The fact of the matter is that, despite growing global competition, in the UK we've sat on our laurels and watched for decades as our manufacturing base has been eroded in favour of the service sector. At the same time, as we've just seen in America, British blue-collar working people and families have watched other people get rich while their communities slowly died. But this aside, what strikes me more than anything else is that we've all watched our young people become less and less equipped to find a job - any job.

Globalisation is a fact of life. But that does not mean that all we can do is sit idly by, occasionally wringing our hands before retreating back into the strategies that have failed countless times before. This time we must act. This time we must take the steps necessary to ensure we have young people who can compete in a globalised world - a next generation that will power our economy into the future. We must think global but do local. If we do nothing we are facing the modern-day equivalent of the French Revolution via the ballot box.

There are a couple of very simple steps we can take right now. Starting today.
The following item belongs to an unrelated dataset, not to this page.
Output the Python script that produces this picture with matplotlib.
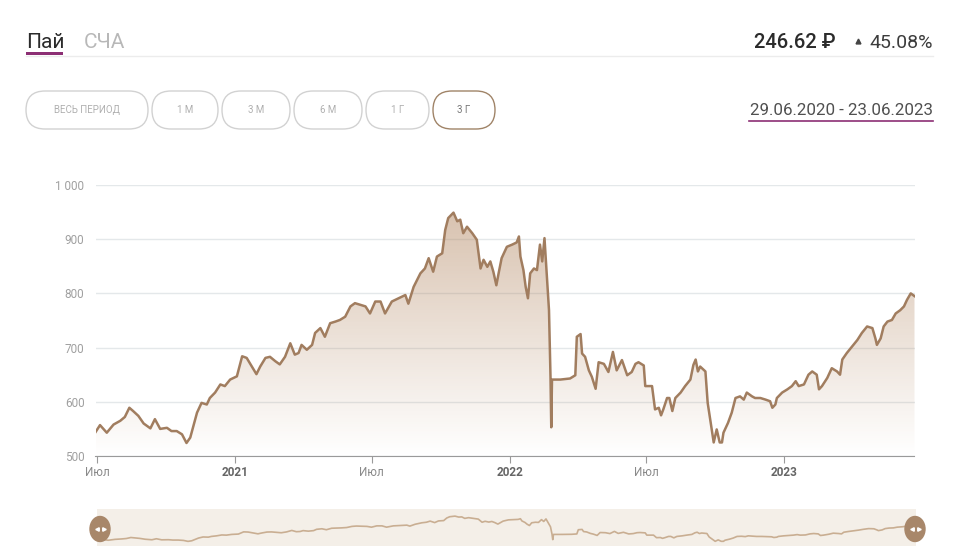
import numpy as np
import matplotlib.pyplot as plt
import matplotlib.dates as mdates
from matplotlib.patches import FancyBboxPatch, Ellipse, Rectangle, Polygon

plt.rcParams['font.family'] = ['Roboto', 'DejaVu Sans']

# data: days since 29.06.2020 and unit price
start = np.datetime64('2020-06-29')
days = [0, 6, 15, 24, 33, 39, 45, 50, 57, 64, 73, 79, 86, 95, 101, 108, 115, 121, 126,
        135, 141, 148, 152, 159, 166, 172, 179, 188, 195, 201, 208, 214, 219, 226, 232,
        239, 245, 252, 259, 265, 270, 274, 281, 288, 292, 299, 305, 312, 319, 325, 332,
        339, 345, 352, 359, 365, 372, 379, 385, 394, 403, 412, 416, 423, 432, 438, 443,
        449, 454, 461, 465, 469, 476, 481, 485, 489, 494, 501, 507, 512, 516, 521, 525,
        529, 533, 536, 540, 547, 554, 560, 563, 565, 569, 572, 575, 578, 583, 587, 591,
        594, 597, 600, 602, 603, 605, 606, 607, 618, 631, 638, 640, 645, 647, 651, 656,
        660, 665, 669, 676, 682, 688, 693, 700, 707, 713, 718, 722, 729, 731, 740, 744,
        749, 752, 755, 760, 763, 767, 771, 778, 784, 791, 795, 798, 801, 804, 811, 814,
        818, 822, 826, 830, 833, 835, 841, 846, 851, 857, 862, 866, 873, 877, 884, 891,
        897, 900, 904, 906, 913, 920, 926, 931, 935, 942, 948, 953, 959, 962, 966, 973,
        979, 986, 990, 993, 999, 1006, 1013, 1019, 1026, 1033, 1037, 1039, 1044, 1048,
        1053, 1059, 1064, 1070, 1075, 1079, 1084, 1089]
values = [544, 557, 543, 558, 565, 572, 589, 583, 574, 560, 551, 568, 550, 552, 546, 546,
          540, 524, 534, 580, 598, 595, 607, 617, 632, 629, 641, 647, 684, 681, 665, 651,
          665, 681, 683, 675, 669, 683, 708, 687, 690, 705, 696, 705, 727, 736, 720, 745,
          748, 751, 757, 776, 782, 779, 776, 763, 785, 785, 763, 785, 791, 797, 781, 812,
          837, 846, 865, 840, 868, 874, 917, 939, 949, 933, 936, 911, 923, 911, 899, 846,
          862, 849, 859, 840, 815, 837, 865, 886, 890, 894, 905, 868, 843, 812, 791, 837,
          846, 843, 890, 859, 902, 837, 794, 769, 646, 553, 641, 641, 643, 649, 720, 725,
          689, 683, 658, 646, 624, 673, 670, 655, 692, 658, 677, 649, 655, 670, 673, 667,
          629, 629, 586, 589, 575, 586, 607, 607, 583, 607, 617, 629, 641, 668, 678, 656,
          665, 656, 598, 561, 525, 549, 525, 525, 543, 561, 580, 607, 610, 604, 617, 610,
          607, 607, 604, 601, 589, 595, 607, 617, 623, 629, 638, 629, 632, 650, 656, 650,
          623, 629, 644, 662, 656, 650, 678, 690, 702, 714, 727, 739, 736, 717, 705, 717,
          739, 748, 751, 763, 769, 776, 788, 800, 795]

tick_dates = ['2020-07-01', '2021-01-01', '2021-07-01', '2022-01-01', '2022-07-01', '2023-01-01']
tick_labels = ['Июл', '2021', 'Июл', '2022', 'Июл', '2023']
y_ticks = [500, 600, 700, 800, 900, 1000]
y_labels = ['500', '600', '700', '800', '900', '1 000']
buttons = ['ВЕСЬ ПЕРИОД', '1 М', '3 М', '6 М', '1 Г', '3 Г']

dates = start + np.array(days).astype('timedelta64[D]')
xs = mdates.date2num(dates)
W, H = 973, 558
line_col = '#a17d5f'

fig = plt.figure(figsize=(W / 100, H / 100), dpi=100)

# main chart
ax = fig.add_axes([95.5 / W, 1 - 456 / H, 819 / W, 271 / H])
ax.set_xlim(xs[0], xs[-1])
ax.set_ylim(500, 1000)
ax.plot(xs, values, color=line_col, lw=1.8, zorder=3, solid_joinstyle='round')

# gradient fill under the line
grad = np.zeros((256, 2, 4))
base = np.array([0.72, 0.56, 0.42])
a = np.linspace(0.55, 0.0, 256)[:, None]
grad[:, :, :3] = base
grad[:, :, 3] = a
img = ax.imshow(grad, extent=[xs[0], xs[-1], 500, 960], origin='upper',
                aspect='auto', zorder=2, interpolation='bilinear')
poly = Polygon(np.column_stack([np.r_[xs[0], xs, xs[-1]], np.r_[500, values, 500]]),
               closed=True, facecolor='none', edgecolor='none')
ax.add_patch(poly)
img.set_clip_path(poly)

ax.set_yticks(y_ticks)
ax.set_yticklabels(y_labels)
ax.grid(axis='y', color='#e4e8ea', lw=1)
ax.tick_params(axis='y', length=0, pad=8, labelsize=8.5, labelcolor='#a0a0a0')
xt = mdates.date2num(np.array(tick_dates, dtype='datetime64[D]'))
ax.set_xticks(xt)
ax.set_xticklabels(tick_labels)
for lab, t in zip(ax.get_xticklabels(), tick_labels):
    if t.isdigit():
        lab.set_fontweight('bold')
        lab.set_color('#666666')
    else:
        lab.set_color('#8a8a8a')
ax.tick_params(axis='x', length=5, color='#9a9a9a', labelsize=8.5, pad=2)
for s in ['top', 'right', 'left']:
    ax.spines[s].set_visible(False)
ax.spines['bottom'].set_color('#9a9a9a')
ax.set_axisbelow(True)

# navigator
nav = fig.add_axes([97 / W, 1 - 546 / H, 819 / W, 37 / H])
nav.set_facecolor('#f4efe8')
nav.plot(xs, values, color='#c9ae92', lw=1.2)
nav.set_xlim(xs[0], xs[-1])
nav.set_ylim(446, 1069)
nav.set_xticks([])
nav.set_yticks([])
for s in nav.spines.values():
    s.set_visible(False)

# overlay for header, buttons and handles (pixel coordinates)
ov = fig.add_axes([0, 0, 1, 1])
ov.set_xlim(0, W)
ov.set_ylim(H, 0)
ov.axis('off')

ov.text(26, 48, 'Пай', fontsize=15, color='#2b2b2b', va='baseline')
ov.text(84, 48, 'СЧА', fontsize=15, color='#b8b8b8', va='baseline')
ov.add_patch(Rectangle((26, 52), 37, 2.5, color='#8c2f74', lw=0))
ov.plot([26, 933], [55.5, 55.5], color='#ececec', lw=1)
ov.text(836, 48, '246.62 ₽', fontsize=14.5, fontweight='medium', color='#2b2b2b',
        ha='right', va='baseline')
ov.plot([858], [41], marker='^', ms=3.5, color='#444444')
ov.text(933, 48, '45.08%', fontsize=14, color='#3c3c3c', ha='right', va='baseline')

bx = [(26, 148), (152, 218), (222, 290), (294, 362), (366, 429), (433, 495)]
for i, (lab, (x0, x1)) in enumerate(zip(buttons, bx)):
    active = i == len(buttons) - 1
    ov.add_patch(FancyBboxPatch((x0, 91), x1 - x0, 38,
                                boxstyle='round,pad=0,rounding_size=19',
                                facecolor='white',
                                edgecolor='#a08468' if active else '#d2d2d2', lw=1))
    ov.text((x0 + x1) / 2, 110, lab, fontsize=7, ha='center', va='center',
            color='#777777' if active else '#b0b0b0')

ov.text(933, 115, '29.06.2020 - 23.06.2023', fontsize=12.2, color='#505050',
        ha='right', va='baseline')
ov.plot([749, 933], [121, 121], color='#8c2f74', lw=1.2)

for hx in [100, 915]:
    ov.add_patch(Ellipse((hx, 529), 20, 25, color='#a8876a'))
    ov.plot([hx - 3.5], [529], marker='<', ms=2.5, color='white')
    ov.plot([hx + 3.5], [529], marker='>', ms=2.5, color='white')

fig.savefig('out.png', dpi=100)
First, we can invest funding to prevent unemployment, not just pay for it; ensure children are familiar with business and finance from an early age; place much greater emphasis on job skills and vocational training, and get our young people job-ready as a priority. And, most vital of all, plan long term and execute short term, starting in the most deprived areas of the UK.

Secondly, invest in teacher training, Continuing Professional Development (CPD), and, as in education 'star' countries such as Finland, begin to raise teachers' status to equal that of doctors, lawyers and engineers. Train teachers as thoroughly as doctors in return for greater autonomy in the classroom, and make teaching at all levels a highly prized, high-status profession.

If we commit to all these things - really put the money, time and expertise into ensuring that we deliver - Britain will be a stronger, wealthier and more productive place for everyone. But we must act fast, with true purpose and vision. So many, many times before I have seen good intentions go to waste; countless schemes and strategies announced with pomp and vigour, only to be discarded or the funding reduced a year later. We cannot let this happen again. Change must come now - before it's too late. We are rapidly running out of road to kick the can down.